Le roman dont il est ici question a déjà été publié en 1954 chez Metal 2000 (dont la couleur métallique a inspiré toute une frange de l’édition de genre francophone) avant d’être repris au sein du Masque SF. Là aussi, une des collections emblématiques de SF en France, qui aura permis la publication de nombreux romans de Edmond Hamilton, Leigh Bracket, Henry Kuttner, Philip Dick, Robert Heinlein et autres Lyon Sprague de Camp. Pas forcément les textes les plus connus ni les plus réussis de ces auteurs majeurs de la science-fiction, mais avec néanmoins quelques perles. Force est de constater qu’on ne rangera pas ce Titan de l’Espace au rang des chefs d’oeuvres du lot. Dès les premières phrases, on comprend que le style d’Yves Dermèze ne brille ni par sa verve, ni pas son lyrisme. Mais Paul Berato, qui officie ici sous le couvert d’un de ses pseudonymes les plus connus, n’en est pas moins capable de retenir l’attention du lecteur le temps de son récit, par une certaine dose d’inventivité, et des rebondissements calibrés, mais efficaces.

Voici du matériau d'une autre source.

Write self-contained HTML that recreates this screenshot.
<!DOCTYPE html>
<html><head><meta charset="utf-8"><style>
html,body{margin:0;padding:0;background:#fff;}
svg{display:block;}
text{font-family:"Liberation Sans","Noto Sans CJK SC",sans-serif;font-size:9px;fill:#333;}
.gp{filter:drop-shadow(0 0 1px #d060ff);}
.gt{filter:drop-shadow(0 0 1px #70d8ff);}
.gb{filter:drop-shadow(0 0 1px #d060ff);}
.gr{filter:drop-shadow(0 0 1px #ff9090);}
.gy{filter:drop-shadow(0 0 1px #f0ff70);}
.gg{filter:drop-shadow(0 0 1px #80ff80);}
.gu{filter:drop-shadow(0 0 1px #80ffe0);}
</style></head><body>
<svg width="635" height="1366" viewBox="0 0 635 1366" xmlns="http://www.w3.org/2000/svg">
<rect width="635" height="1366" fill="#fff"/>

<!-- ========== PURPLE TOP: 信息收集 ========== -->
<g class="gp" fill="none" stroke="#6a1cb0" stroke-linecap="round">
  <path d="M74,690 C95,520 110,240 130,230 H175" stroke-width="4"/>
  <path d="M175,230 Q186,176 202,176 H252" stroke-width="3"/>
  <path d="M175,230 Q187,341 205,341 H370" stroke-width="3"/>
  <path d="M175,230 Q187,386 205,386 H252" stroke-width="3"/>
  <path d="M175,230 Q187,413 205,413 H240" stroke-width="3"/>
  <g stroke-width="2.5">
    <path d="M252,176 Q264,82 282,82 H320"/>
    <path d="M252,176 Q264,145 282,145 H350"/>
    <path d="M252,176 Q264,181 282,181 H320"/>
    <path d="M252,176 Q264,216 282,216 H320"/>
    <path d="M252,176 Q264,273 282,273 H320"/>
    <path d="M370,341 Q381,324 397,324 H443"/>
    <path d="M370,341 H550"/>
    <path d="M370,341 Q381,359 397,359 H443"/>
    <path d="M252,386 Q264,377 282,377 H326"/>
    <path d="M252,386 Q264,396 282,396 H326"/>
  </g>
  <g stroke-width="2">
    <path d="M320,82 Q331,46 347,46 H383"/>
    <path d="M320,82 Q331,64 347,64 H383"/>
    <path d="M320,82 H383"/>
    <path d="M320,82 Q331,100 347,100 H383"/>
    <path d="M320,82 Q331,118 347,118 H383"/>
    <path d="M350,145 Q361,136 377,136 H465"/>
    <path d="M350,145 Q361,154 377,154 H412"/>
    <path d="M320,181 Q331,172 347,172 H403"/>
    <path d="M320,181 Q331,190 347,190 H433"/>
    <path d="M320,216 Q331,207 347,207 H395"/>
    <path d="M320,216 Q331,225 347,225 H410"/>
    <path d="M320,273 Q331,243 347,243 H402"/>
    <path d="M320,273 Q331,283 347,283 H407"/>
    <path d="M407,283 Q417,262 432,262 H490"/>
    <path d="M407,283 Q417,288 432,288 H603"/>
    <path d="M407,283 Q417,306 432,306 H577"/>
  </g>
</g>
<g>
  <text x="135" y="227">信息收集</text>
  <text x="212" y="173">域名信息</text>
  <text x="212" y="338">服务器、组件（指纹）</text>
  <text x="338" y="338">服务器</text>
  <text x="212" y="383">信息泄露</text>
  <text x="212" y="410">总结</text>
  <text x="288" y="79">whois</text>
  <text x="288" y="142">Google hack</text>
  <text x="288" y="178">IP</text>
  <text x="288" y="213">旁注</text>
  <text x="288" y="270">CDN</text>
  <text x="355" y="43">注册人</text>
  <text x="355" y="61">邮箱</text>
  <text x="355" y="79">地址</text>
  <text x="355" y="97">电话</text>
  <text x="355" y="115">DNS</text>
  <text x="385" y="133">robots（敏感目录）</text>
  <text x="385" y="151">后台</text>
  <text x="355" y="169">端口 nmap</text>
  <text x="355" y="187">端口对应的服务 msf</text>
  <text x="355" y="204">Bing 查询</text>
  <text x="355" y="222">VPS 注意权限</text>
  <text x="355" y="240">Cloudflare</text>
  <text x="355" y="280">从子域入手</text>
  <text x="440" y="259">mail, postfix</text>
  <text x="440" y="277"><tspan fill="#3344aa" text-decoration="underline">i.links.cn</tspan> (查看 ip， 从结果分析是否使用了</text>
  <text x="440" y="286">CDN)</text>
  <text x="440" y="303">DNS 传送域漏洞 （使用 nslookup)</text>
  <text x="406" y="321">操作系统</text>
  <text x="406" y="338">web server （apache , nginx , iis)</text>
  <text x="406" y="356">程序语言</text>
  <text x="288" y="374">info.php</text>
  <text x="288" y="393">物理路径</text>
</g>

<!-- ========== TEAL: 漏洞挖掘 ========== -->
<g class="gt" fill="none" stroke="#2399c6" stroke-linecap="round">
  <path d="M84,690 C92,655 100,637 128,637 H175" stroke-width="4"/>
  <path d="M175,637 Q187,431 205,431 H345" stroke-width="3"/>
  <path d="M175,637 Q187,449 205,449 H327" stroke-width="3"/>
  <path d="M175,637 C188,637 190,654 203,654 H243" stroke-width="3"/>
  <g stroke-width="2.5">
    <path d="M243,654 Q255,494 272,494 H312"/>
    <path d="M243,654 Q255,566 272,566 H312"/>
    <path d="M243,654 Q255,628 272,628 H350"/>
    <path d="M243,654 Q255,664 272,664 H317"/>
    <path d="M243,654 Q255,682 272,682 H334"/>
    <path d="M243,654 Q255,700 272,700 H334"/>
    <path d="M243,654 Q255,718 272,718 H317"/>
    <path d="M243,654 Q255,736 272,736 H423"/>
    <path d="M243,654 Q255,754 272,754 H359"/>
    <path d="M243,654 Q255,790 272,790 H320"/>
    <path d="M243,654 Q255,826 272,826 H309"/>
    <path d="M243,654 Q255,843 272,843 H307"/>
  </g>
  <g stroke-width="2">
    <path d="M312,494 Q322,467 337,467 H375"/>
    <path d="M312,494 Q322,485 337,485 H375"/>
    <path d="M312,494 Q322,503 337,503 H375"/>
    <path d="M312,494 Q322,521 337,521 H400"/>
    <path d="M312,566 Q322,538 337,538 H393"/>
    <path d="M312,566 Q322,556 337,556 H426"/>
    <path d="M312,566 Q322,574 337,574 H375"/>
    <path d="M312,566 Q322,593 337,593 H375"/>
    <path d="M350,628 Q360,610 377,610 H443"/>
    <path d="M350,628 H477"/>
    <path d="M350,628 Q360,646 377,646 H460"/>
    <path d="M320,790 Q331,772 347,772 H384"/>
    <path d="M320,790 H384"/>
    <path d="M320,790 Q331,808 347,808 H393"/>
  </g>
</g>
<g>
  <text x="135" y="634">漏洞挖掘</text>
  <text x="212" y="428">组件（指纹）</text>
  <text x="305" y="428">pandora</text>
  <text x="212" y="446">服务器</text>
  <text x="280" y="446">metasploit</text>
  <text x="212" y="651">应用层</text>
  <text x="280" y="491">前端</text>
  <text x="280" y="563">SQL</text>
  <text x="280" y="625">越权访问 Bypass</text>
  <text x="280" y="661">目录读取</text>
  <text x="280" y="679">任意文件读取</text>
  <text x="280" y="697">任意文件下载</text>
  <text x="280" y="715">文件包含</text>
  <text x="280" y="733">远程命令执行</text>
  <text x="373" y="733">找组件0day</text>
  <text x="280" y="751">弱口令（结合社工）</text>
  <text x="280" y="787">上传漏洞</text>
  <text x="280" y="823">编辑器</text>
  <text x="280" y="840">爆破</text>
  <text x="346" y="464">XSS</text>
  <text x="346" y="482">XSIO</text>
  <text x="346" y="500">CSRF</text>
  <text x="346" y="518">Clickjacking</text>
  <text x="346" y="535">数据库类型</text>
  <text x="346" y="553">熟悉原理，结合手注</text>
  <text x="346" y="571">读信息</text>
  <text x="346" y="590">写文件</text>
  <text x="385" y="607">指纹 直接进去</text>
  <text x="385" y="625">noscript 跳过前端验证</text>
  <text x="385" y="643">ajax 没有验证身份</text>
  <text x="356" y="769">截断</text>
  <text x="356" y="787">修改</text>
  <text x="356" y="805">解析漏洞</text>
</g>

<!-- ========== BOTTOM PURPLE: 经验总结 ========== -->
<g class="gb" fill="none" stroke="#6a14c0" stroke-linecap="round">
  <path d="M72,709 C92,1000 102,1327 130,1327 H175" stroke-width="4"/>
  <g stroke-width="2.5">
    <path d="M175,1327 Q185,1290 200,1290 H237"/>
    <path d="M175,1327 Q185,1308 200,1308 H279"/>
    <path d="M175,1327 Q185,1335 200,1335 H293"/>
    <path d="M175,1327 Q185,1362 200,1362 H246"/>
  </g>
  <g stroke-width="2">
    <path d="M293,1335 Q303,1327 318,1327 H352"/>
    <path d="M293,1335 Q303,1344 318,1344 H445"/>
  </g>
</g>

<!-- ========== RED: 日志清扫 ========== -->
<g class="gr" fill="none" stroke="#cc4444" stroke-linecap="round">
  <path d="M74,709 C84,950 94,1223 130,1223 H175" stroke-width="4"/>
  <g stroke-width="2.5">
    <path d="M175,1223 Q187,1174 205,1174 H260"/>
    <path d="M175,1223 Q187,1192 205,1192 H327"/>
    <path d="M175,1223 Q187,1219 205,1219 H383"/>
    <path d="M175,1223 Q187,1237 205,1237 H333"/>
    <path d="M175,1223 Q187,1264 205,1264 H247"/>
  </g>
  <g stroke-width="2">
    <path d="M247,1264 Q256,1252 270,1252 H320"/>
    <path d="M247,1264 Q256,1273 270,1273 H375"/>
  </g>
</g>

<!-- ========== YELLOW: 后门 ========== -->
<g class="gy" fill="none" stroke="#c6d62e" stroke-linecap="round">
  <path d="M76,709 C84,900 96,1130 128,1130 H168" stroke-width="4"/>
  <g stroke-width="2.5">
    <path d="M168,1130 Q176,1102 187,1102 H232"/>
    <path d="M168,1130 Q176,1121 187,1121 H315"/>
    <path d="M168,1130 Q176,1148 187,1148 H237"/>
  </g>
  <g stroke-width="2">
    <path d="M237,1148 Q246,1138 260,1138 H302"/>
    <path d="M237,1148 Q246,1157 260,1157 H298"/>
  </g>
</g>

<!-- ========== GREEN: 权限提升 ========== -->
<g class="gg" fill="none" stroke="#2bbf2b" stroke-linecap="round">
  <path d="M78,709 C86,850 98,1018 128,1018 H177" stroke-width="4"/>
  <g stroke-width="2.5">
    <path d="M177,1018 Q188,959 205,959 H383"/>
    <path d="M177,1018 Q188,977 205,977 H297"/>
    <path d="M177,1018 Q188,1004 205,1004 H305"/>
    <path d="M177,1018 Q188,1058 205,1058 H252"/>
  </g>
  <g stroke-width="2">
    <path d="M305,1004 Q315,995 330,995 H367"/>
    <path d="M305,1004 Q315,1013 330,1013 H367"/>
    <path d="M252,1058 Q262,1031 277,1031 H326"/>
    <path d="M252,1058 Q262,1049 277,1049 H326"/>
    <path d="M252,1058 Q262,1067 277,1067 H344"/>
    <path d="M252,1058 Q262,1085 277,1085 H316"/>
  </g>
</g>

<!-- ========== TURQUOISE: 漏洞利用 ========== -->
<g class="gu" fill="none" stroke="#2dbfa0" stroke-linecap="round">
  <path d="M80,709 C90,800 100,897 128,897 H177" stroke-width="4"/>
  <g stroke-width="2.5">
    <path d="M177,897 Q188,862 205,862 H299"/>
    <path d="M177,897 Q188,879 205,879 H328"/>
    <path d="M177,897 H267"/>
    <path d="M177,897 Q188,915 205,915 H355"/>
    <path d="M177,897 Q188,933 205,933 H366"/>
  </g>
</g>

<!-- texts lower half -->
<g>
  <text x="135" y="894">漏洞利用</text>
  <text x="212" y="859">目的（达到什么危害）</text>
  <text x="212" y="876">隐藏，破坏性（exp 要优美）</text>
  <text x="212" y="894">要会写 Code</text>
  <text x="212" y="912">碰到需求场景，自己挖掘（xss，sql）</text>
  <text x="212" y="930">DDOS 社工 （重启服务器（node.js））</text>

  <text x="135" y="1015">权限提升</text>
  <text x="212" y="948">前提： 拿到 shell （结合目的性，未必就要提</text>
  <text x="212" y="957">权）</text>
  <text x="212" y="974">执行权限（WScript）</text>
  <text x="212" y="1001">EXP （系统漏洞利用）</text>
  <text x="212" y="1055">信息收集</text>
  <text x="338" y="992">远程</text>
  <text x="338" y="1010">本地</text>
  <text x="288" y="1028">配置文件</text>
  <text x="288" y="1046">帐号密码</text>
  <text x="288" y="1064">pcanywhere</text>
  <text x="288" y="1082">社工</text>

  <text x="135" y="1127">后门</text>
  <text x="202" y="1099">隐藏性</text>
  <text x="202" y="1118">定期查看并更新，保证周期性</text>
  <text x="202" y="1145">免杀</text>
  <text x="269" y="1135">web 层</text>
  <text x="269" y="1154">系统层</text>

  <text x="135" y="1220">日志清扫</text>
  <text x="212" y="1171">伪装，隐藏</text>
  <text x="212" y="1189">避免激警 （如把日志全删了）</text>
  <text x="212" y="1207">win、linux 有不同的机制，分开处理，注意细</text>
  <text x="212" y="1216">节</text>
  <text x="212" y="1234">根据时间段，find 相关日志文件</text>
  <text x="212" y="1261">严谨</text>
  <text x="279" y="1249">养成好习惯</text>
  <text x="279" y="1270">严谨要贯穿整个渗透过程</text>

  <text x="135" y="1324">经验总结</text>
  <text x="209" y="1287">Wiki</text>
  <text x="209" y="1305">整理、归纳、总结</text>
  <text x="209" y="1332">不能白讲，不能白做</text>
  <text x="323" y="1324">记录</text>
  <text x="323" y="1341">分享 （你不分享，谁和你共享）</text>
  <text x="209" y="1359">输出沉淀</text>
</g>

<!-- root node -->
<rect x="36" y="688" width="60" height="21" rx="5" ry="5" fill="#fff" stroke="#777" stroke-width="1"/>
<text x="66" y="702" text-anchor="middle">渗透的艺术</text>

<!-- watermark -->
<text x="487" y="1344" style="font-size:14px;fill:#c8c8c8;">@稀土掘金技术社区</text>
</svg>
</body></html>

Les premiers paragraphes du Titan de l’Espace, qui dresse le portrait de Chob, l’Etre-force qui a fini par épuiser son énergie, rappellera aux lecteurs de comics les personnages de Galactus et du Surfer d’Argent. Des entités capables d’errer sans fin à travers le cosmos pour se nourrir elles aussi d’énergie. Et pourtant, ce n’est que près de 10 ans plus tard que Stan Lee et Jack Kirby créeront le duo, en tant que protagonistes d’une histoire des 4 Fantastiques. Passé cette impression, le récit fleure bon son époque, avec ses préoccupations liées à la guerre froide : l’idée d’un gouvernement général – bureaucratique en diable et à la tête duquel on trouve des trois « dictateurs » – opposition entre les grands blocs politiques, l’usage de l’arme nucléaire. Pour autant, il y a aussi une approche assez différente de la production de ces années-là quant à la manière de convoquer le pouvoir de l’atome, qui représente (ne serait-ce que partiellement) un moyen de lutter contre les Etres-Force.
Concernant la figure du vampire, c’est bien évidemment Chob et Akar qui sont sur le devant de la scène. Ces entités désincarnées ont besoin d’énergie vitale pour survivre et se déplacer à travers l’univers. Certains, comme Chob, consomment à tout va, laissant derrière eux des astres réduits à néant. D’autres, comme Akar (certes présentés comme moins puissant), préfèrent rester aux environs d’une planète et prélever uniquement ce dont ils ont besoin. En plus de se nourrir des Etres-Matières, qui sont par opposition de chair et de sang, les Etres-Force sont en mesure de les posséder partiellement ou intégralement, auquel cas ne subsiste finalement qu’une enveloppe vide qu’ils peuvent diriger à loisir, et qu’il n’a plus de libre arbitre. Ce n’est enfin pas la lumière du soleil, qui est la plus efficace pour lutter contre ces entités, mais bien l’énergie nucléaire.
Un sympathique roman de SF bien de son époque, dont il reflète autant les peurs que les poncifs éditoriaux quant à la littérature de genre. Pour autant, même si la plume de l’auteur ne laisse pas un souvenir impérissable, le récit est plaisant.